Your task is to retype, word for word, the lines from the start of the data through the line holding "36, bottom: 128". Do not include the pictures.
☆ ☆ ☆ ☆
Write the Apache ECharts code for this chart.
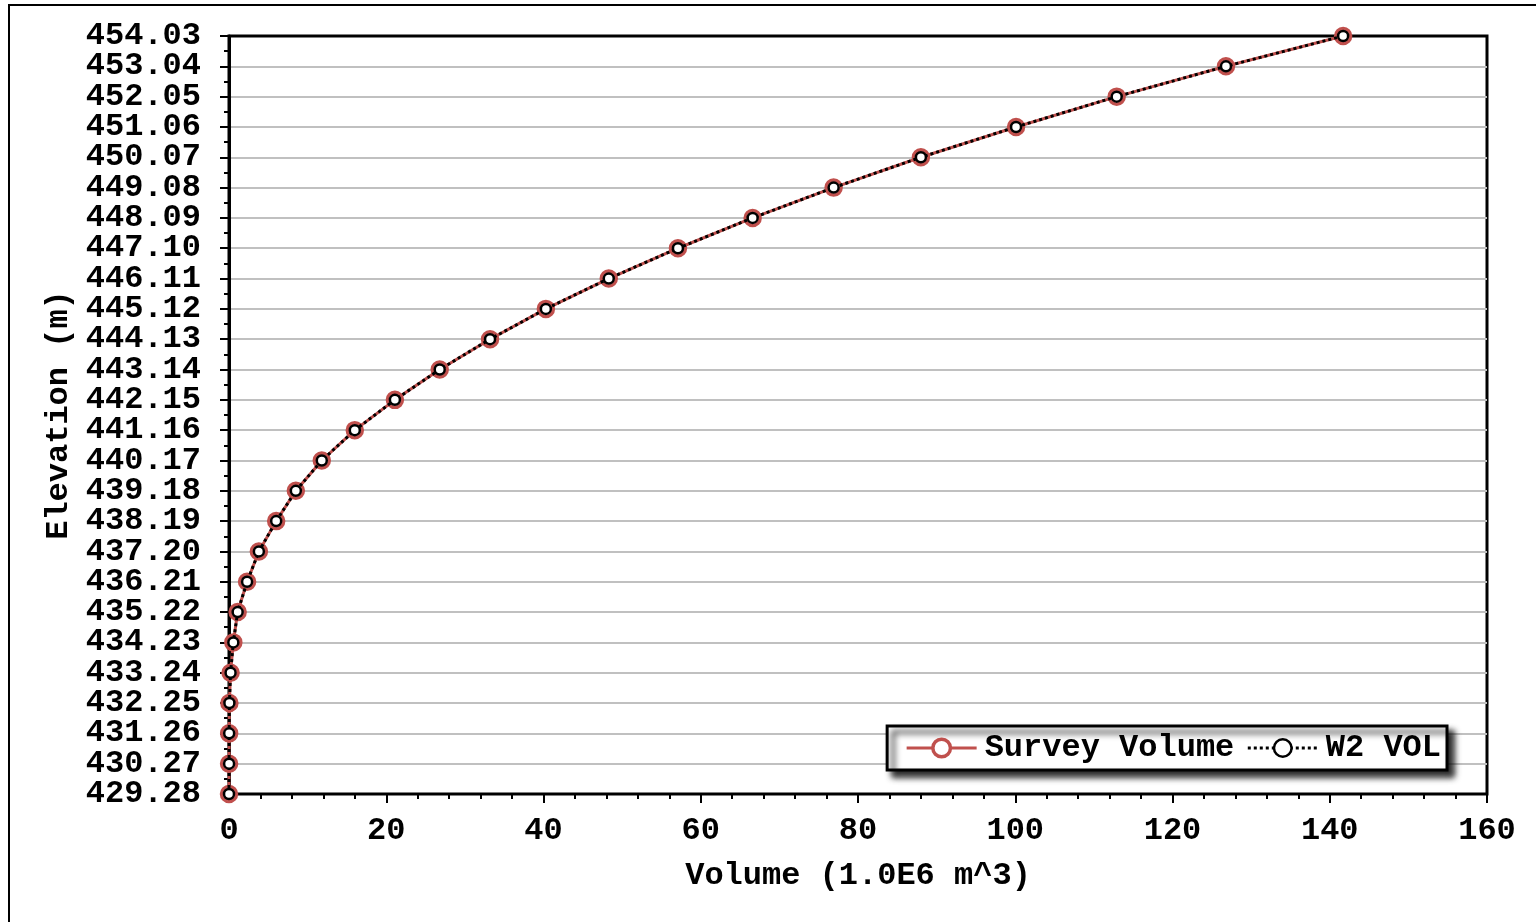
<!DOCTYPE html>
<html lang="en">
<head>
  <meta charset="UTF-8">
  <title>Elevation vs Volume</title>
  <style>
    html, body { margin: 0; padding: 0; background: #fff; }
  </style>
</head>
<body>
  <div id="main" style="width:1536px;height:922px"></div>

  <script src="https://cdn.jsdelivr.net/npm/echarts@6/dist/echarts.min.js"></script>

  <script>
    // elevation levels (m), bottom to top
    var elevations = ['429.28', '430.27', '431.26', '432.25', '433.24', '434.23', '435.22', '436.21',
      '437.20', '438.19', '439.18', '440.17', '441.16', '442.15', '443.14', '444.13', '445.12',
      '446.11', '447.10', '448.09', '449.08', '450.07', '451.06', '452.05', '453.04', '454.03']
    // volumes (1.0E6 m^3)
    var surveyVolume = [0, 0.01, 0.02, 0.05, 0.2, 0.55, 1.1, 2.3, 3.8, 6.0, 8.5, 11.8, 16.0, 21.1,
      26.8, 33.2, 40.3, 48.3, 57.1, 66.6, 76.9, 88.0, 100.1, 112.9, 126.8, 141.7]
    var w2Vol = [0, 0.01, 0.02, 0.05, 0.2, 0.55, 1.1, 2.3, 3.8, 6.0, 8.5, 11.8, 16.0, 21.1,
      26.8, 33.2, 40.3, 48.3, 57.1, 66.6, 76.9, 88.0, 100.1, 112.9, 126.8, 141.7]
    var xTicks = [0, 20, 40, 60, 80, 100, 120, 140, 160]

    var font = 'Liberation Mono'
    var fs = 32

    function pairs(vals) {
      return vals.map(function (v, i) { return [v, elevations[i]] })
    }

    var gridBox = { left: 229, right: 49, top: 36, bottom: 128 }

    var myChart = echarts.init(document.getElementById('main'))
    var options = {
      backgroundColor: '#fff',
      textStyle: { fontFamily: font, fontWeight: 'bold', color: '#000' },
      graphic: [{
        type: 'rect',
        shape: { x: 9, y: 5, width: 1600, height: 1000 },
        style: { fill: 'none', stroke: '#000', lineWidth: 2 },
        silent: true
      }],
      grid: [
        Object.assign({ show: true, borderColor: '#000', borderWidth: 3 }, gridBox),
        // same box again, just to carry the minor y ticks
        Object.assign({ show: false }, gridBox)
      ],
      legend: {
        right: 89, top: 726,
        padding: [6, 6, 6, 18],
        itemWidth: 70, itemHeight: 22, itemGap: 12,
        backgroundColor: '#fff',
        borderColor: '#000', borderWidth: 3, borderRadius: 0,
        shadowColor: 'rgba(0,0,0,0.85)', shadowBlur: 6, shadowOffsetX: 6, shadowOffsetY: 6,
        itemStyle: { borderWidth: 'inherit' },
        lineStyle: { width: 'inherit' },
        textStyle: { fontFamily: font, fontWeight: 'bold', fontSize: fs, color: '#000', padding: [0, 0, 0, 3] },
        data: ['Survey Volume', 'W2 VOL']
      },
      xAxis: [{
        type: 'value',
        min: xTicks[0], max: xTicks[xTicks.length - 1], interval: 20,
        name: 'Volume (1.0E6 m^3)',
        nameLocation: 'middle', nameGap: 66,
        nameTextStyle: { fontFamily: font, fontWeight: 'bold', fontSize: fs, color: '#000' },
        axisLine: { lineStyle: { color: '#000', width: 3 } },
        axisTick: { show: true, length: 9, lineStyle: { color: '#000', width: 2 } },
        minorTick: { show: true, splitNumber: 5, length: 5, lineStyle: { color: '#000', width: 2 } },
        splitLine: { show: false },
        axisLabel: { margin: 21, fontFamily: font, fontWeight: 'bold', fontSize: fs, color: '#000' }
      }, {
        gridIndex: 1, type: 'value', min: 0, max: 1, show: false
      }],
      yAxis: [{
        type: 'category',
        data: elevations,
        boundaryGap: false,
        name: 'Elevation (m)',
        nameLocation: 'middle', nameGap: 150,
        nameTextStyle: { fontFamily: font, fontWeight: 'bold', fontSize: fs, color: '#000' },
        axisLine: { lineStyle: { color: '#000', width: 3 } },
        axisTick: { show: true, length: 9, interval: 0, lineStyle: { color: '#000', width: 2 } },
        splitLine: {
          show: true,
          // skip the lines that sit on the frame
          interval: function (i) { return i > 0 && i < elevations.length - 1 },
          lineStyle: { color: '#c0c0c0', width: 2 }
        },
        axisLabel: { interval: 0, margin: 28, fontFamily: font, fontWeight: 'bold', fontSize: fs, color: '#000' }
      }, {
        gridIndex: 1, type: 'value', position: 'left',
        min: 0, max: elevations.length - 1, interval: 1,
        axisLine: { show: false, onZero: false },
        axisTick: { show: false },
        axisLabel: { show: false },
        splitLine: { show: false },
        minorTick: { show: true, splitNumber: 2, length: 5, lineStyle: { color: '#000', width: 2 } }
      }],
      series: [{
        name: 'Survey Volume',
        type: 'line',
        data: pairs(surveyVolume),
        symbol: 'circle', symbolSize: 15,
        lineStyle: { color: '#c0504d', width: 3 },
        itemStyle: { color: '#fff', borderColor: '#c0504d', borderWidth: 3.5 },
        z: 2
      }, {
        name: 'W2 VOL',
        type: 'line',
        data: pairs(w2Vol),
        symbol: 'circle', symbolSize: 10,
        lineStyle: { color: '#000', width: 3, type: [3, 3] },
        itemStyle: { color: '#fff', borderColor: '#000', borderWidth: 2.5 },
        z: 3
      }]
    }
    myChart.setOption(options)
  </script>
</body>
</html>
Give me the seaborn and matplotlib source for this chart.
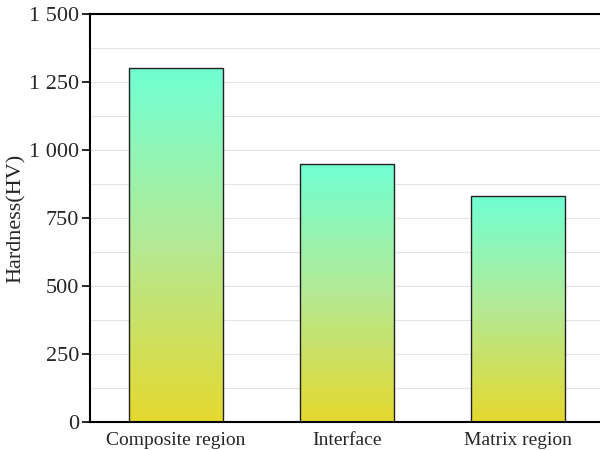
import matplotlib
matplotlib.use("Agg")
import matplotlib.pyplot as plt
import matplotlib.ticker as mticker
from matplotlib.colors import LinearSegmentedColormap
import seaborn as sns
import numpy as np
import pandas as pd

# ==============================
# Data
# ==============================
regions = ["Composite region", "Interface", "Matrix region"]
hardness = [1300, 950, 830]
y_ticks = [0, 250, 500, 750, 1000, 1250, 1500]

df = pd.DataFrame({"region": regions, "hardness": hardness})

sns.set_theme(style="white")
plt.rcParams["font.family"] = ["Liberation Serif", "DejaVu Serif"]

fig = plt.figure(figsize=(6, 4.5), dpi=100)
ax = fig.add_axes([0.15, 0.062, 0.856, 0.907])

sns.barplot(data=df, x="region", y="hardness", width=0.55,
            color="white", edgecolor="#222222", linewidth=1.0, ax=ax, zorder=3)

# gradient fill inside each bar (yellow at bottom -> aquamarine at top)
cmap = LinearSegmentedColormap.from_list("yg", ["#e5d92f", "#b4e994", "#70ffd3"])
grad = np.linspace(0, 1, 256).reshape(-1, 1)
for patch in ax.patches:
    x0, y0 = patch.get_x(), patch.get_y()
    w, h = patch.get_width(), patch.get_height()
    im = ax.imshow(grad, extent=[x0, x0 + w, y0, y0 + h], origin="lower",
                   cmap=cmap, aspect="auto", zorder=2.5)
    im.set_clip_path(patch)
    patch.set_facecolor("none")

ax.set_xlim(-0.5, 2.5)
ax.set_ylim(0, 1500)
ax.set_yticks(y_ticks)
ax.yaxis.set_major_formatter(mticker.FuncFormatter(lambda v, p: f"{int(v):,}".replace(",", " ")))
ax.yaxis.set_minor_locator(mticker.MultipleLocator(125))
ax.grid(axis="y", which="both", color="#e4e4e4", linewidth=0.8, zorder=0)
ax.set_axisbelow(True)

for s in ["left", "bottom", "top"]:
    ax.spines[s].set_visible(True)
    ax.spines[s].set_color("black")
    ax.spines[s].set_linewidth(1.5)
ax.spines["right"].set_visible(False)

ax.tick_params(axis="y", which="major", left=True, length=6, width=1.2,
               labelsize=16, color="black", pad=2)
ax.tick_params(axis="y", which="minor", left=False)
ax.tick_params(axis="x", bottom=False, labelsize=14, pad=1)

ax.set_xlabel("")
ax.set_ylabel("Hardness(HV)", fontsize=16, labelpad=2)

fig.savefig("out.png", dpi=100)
☆ ☆ ☆ ☆
→ **ANSWER TO THIS EXERCISE**:
Write the Apache ECharts code for this chart.
<!DOCTYPE html>
<html lang="en">
<head>
  <meta charset="UTF-8">
  <title>Elevation vs Volume</title>
  <style>
    html, body { margin: 0; padding: 0; background: #fff; }
  </style>
</head>
<body>
  <div id="main" style="width:1536px;height:922px"></div>

  <script src="https://cdn.jsdelivr.net/npm/echarts@6/dist/echarts.min.js"></script>

  <script>
    // elevation levels (m), bottom to top
    var elevations = ['429.28', '430.27', '431.26', '432.25', '433.24', '434.23', '435.22', '436.21',
      '437.20', '438.19', '439.18', '440.17', '441.16', '442.15', '443.14', '444.13', '445.12',
      '446.11', '447.10', '448.09', '449.08', '450.07', '451.06', '452.05', '453.04', '454.03']
    // volumes (1.0E6 m^3)
    var surveyVolume = [0, 0.01, 0.02, 0.05, 0.2, 0.55, 1.1, 2.3, 3.8, 6.0, 8.5, 11.8, 16.0, 21.1,
      26.8, 33.2, 40.3, 48.3, 57.1, 66.6, 76.9, 88.0, 100.1, 112.9, 126.8, 141.7]
    var w2Vol = [0, 0.01, 0.02, 0.05, 0.2, 0.55, 1.1, 2.3, 3.8, 6.0, 8.5, 11.8, 16.0, 21.1,
      26.8, 33.2, 40.3, 48.3, 57.1, 66.6, 76.9, 88.0, 100.1, 112.9, 126.8, 141.7]
    var xTicks = [0, 20, 40, 60, 80, 100, 120, 140, 160]

    var font = 'Liberation Mono'
    var fs = 32

    function pairs(vals) {
      return vals.map(function (v, i) { return [v, elevations[i]] })
    }

    var gridBox = { left: 229, right: 49, top: 36, bottom: 128 }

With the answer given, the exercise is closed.